Jury: Smith Should Die for Brucia Murder

"I want him dead now," says the mother of the killed 11-year-old girl

After deliberating for five hours, a jury in Sarasota, Fla., voted 10-2 on Thursday for death by lethal injection for Joseph Smith, a mechanic convicted last month of the kidnapping, sexual assault and murder of 11-year-old Carlie Brucia.

Smith, 39, accosted Carlie in February 2004 as she was walking home from a friend’s house. (The abduction was taped by a car-wash surveillance camera in footage that was shown on TV newscasts coast to coast.) Her body was found five days later.

Circuit Court Judge Andrew Owens will issue the formal sentence as early as next month.

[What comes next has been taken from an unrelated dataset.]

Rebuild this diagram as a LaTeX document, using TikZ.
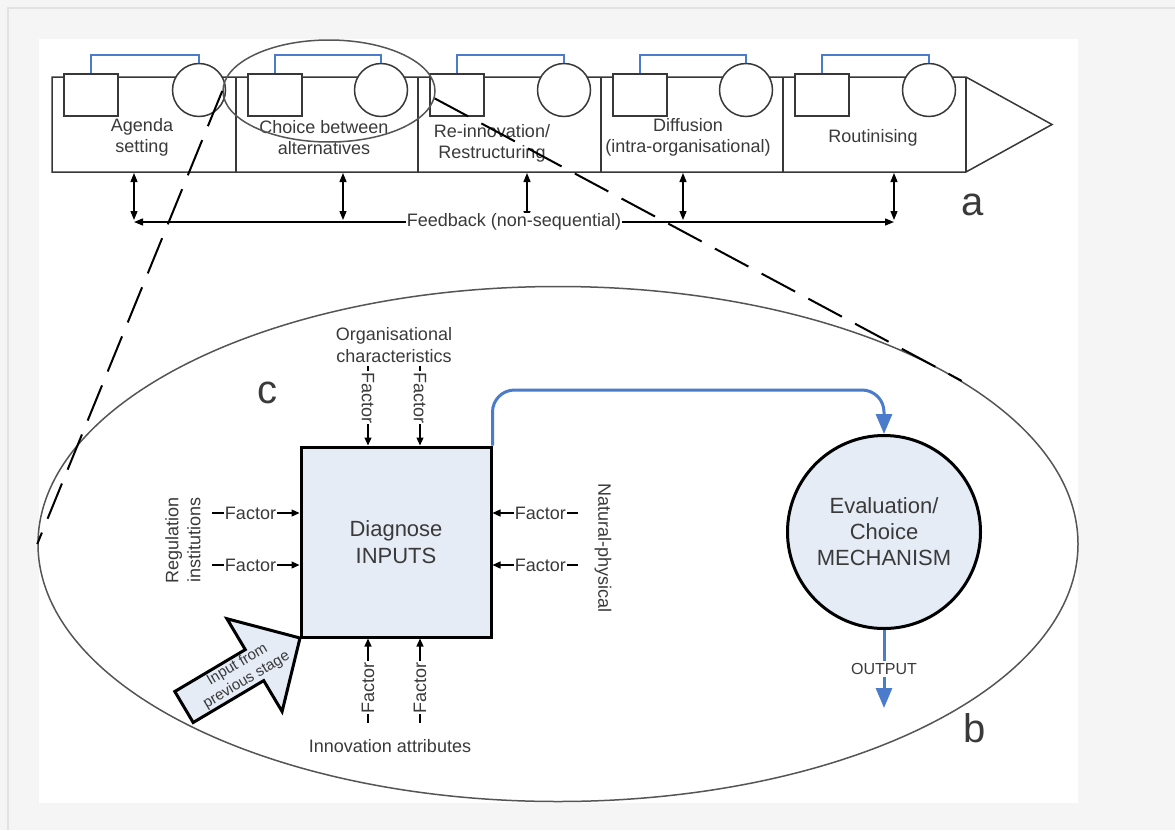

Sentencing guidelines call for him to impose either life in prison without parole or death.

Although Smith, who did not testify at trial, showed no emotion when the verdict was read, tempers flared in the courtroom. “String him up now!” a man shouted in the courtroom before he was escorted outside.

Carlie’s mother, Susan Schorpen, let out deep sobs and hugged friends when the sentencing recommendation was read, though, in TV interviews, she expressed anger that Smith will automatically receive a legal appeal, meaning his potential execution would not take place for years.

“He may be condemned, but he’s still breathing, and my daughter is not,” she said. “He couldn’t be dead fast enough for me. I want him dead. I want him dead now.”

Smith’s lawyers had argued for life imprisonment without parole, saying that he was under the influence of drugs and suffered from drug addiction and depression.